- _WHAT THIS TASK INVOLVES_
For this exercise, repeat all of the material verbatim apart from its images.

- _DATA_
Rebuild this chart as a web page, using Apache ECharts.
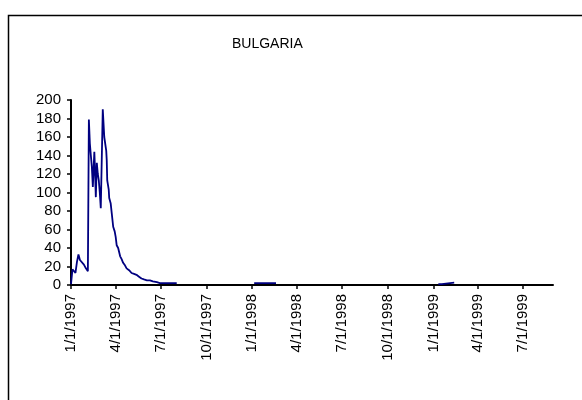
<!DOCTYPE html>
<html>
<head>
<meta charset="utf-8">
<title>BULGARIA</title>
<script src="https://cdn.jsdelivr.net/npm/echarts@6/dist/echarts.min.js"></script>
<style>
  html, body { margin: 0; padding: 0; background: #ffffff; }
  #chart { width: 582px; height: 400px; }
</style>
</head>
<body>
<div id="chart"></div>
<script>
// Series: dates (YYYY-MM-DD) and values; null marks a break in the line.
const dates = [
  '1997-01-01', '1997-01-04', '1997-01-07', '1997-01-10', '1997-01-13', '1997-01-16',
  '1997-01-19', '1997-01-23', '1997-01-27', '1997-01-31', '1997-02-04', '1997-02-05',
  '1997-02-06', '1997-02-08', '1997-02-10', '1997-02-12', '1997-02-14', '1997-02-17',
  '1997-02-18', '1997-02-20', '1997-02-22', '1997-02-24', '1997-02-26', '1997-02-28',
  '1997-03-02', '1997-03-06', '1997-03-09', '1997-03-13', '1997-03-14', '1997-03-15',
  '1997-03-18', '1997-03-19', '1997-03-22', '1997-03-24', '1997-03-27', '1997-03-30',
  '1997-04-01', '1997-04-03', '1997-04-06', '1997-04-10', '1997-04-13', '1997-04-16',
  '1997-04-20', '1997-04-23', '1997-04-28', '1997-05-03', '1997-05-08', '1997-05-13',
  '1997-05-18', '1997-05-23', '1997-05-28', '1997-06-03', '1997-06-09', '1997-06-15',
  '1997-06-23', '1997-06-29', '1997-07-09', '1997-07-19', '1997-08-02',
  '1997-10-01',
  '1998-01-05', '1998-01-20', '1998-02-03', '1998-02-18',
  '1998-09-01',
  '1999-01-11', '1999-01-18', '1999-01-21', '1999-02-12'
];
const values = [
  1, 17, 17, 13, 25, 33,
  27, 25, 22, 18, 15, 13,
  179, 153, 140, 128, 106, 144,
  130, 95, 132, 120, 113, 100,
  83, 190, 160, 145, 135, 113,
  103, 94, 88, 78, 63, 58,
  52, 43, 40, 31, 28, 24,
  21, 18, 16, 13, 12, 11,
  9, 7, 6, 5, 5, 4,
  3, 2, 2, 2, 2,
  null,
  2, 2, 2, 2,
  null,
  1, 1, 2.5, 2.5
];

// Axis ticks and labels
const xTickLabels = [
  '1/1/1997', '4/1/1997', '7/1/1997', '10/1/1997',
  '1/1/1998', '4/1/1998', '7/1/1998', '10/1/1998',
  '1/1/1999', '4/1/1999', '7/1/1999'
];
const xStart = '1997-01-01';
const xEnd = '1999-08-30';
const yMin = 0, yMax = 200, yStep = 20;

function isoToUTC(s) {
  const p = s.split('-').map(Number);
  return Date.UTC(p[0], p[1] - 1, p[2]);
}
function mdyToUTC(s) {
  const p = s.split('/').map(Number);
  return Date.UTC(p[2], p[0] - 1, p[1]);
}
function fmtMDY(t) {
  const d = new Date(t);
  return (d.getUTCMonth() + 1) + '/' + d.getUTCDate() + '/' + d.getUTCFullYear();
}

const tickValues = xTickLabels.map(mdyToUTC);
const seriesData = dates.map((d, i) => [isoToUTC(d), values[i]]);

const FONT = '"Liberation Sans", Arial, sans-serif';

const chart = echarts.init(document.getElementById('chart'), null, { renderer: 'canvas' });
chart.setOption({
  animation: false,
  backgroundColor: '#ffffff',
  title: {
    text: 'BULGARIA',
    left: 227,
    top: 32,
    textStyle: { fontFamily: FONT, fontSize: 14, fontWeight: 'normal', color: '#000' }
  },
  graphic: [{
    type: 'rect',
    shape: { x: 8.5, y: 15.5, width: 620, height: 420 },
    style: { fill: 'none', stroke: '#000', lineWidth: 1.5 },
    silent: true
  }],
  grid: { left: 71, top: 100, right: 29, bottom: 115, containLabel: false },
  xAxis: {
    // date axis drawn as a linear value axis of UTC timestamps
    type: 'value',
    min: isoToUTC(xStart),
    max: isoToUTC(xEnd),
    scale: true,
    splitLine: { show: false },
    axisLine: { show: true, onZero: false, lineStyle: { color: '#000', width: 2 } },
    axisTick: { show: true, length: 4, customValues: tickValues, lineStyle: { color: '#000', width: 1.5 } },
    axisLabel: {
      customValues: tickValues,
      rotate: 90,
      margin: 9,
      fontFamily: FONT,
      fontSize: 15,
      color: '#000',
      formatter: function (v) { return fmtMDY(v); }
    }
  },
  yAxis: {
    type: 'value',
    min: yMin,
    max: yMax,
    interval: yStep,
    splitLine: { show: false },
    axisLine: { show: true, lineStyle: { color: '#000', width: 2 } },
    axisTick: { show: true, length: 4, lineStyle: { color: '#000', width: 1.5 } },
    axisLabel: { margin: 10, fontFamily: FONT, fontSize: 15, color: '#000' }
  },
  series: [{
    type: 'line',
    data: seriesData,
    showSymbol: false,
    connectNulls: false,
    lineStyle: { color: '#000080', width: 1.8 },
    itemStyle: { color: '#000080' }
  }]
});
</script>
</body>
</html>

- _SOLUTION_
Rebuild this chart as a web page, using Apache ECharts.
<!DOCTYPE html>
<html>
<head>
<meta charset="utf-8">
<title>BULGARIA</title>
<script src="https://cdn.jsdelivr.net/npm/echarts@6/dist/echarts.min.js"></script>
<style>
  html, body { margin: 0; padding: 0; background: #ffffff; }
  #chart { width: 582px; height: 400px; }
</style>
</head>
<body>
<div id="chart"></div>
<script>
// Series: dates (YYYY-MM-DD) and values; null marks a break in the line.
const dates = [
  '1997-01-01', '1997-01-04', '1997-01-07', '1997-01-10', '1997-01-13', '1997-01-16',
  '1997-01-19', '1997-01-23', '1997-01-27', '1997-01-31', '1997-02-04', '1997-02-05',
  '1997-02-06', '1997-02-08', '1997-02-10', '1997-02-12', '1997-02-14', '1997-02-17',
  '1997-02-18', '1997-02-20', '1997-02-22', '1997-02-24', '1997-02-26', '1997-02-28',
  '1997-03-02', '1997-03-06', '1997-03-09', '1997-03-13', '1997-03-14', '1997-03-15',
  '1997-03-18', '1997-03-19', '1997-03-22', '1997-03-24', '1997-03-27', '1997-03-30',
  '1997-04-01', '1997-04-03', '1997-04-06', '1997-04-10', '1997-04-13', '1997-04-16',
  '1997-04-20', '1997-04-23', '1997-04-28', '1997-05-03', '1997-05-08', '1997-05-13',
  '1997-05-18', '1997-05-23', '1997-05-28', '1997-06-03', '1997-06-09', '1997-06-15',
  '1997-06-23', '1997-06-29', '1997-07-09', '1997-07-19', '1997-08-02',
  '1997-10-01',
  '1998-01-05', '1998-01-20', '1998-02-03', '1998-02-18',
  '1998-09-01',
  '1999-01-11', '1999-01-18', '1999-01-21', '1999-02-12'
];
const values = [
  1, 17, 17, 13, 25, 33,
  27, 25, 22, 18, 15, 13,
  179, 153, 140, 128, 106, 144,
  130, 95, 132, 120, 113, 100,
  83, 190, 160, 145, 135, 113,
  103, 94, 88, 78, 63, 58,
  52, 43, 40, 31, 28, 24,
  21, 18, 16, 13, 12, 11,
  9, 7, 6, 5, 5, 4,
  3, 2, 2, 2, 2,
  null,
  2, 2, 2, 2,
  null,
  1, 1, 2.5, 2.5
];

// Axis ticks and labels
const xTickLabels = [
  '1/1/1997', '4/1/1997', '7/1/1997', '10/1/1997',
  '1/1/1998', '4/1/1998', '7/1/1998', '10/1/1998',
  '1/1/1999', '4/1/1999', '7/1/1999'
];
const xStart = '1997-01-01';
const xEnd = '1999-08-30';
const yMin = 0, yMax = 200, yStep = 20;

function isoToUTC(s) {
  const p = s.split('-').map(Number);
  return Date.UTC(p[0], p[1] - 1, p[2]);
}
function mdyToUTC(s) {
  const p = s.split('/').map(Number);
  return Date.UTC(p[2], p[0] - 1, p[1]);
}
function fmtMDY(t) {
  const d = new Date(t);
  return (d.getUTCMonth() + 1) + '/' + d.getUTCDate() + '/' + d.getUTCFullYear();
}

const tickValues = xTickLabels.map(mdyToUTC);
const seriesData = dates.map((d, i) => [isoToUTC(d), values[i]]);

const FONT = '"Liberation Sans", Arial, sans-serif';

const chart = echarts.init(document.getElementById('chart'), null, { renderer: 'canvas' });
chart.setOption({
  animation: false,
  backgroundColor: '#ffffff',
  title: {
    text: 'BULGARIA',
    left: 227,
    top: 32,
    textStyle: { fontFamily: FONT, fontSize: 14, fontWeight: 'normal', color: '#000' }
  },
  graphic: [{
    type: 'rect',
    shape: { x: 8.5, y: 15.5, width: 620, height: 420 },
    style: { fill: 'none', stroke: '#000', lineWidth: 1.5 },
    silent: true
  }],
  grid: { left: 71, top: 100, right: 29, bottom: 115, containLabel: false },
  xAxis: {
    // date axis drawn as a linear value axis of UTC timestamps
    type: 'value',
    min: isoToUTC(xStart),
    max: isoToUTC(xEnd),
    scale: true,
    splitLine: { show: false },
    axisLine: { show: true, onZero: false, lineStyle: { color: '#000', width: 2 } },
    axisTick: { show: true, length: 4, customValues: tickValues, lineStyle: { color: '#000', width: 1.5 } },
    axisLabel: {
      customValues: tickValues,
      rotate: 90,
      margin: 9,
      fontFamily: FONT,
      fontSize: 15,
      color: '#000',
      formatter: function (v) { return fmtMDY(v); }
    }
  },
  yAxis: {
    type: 'value',
    min: yMin,
    max: yMax,
    interval: yStep,
    splitLine: { show: false },
    axisLine: { show: true, lineStyle: { color: '#000', width: 2 } },
    axisTick: { show: true, length: 4, lineStyle: { color: '#000', width: 1.5 } },
    axisLabel: { margin: 10, fontFamily: FONT, fontSize: 15, color: '#000' }
  },
  series: [{
    type: 'line',
    data: seriesData,
    showSymbol: false,
    connectNulls: false,
    lineStyle: { color: '#000080', width: 1.8 },
    itemStyle: { color: '#000080' }
  }]
});
</script>
</body>
</html>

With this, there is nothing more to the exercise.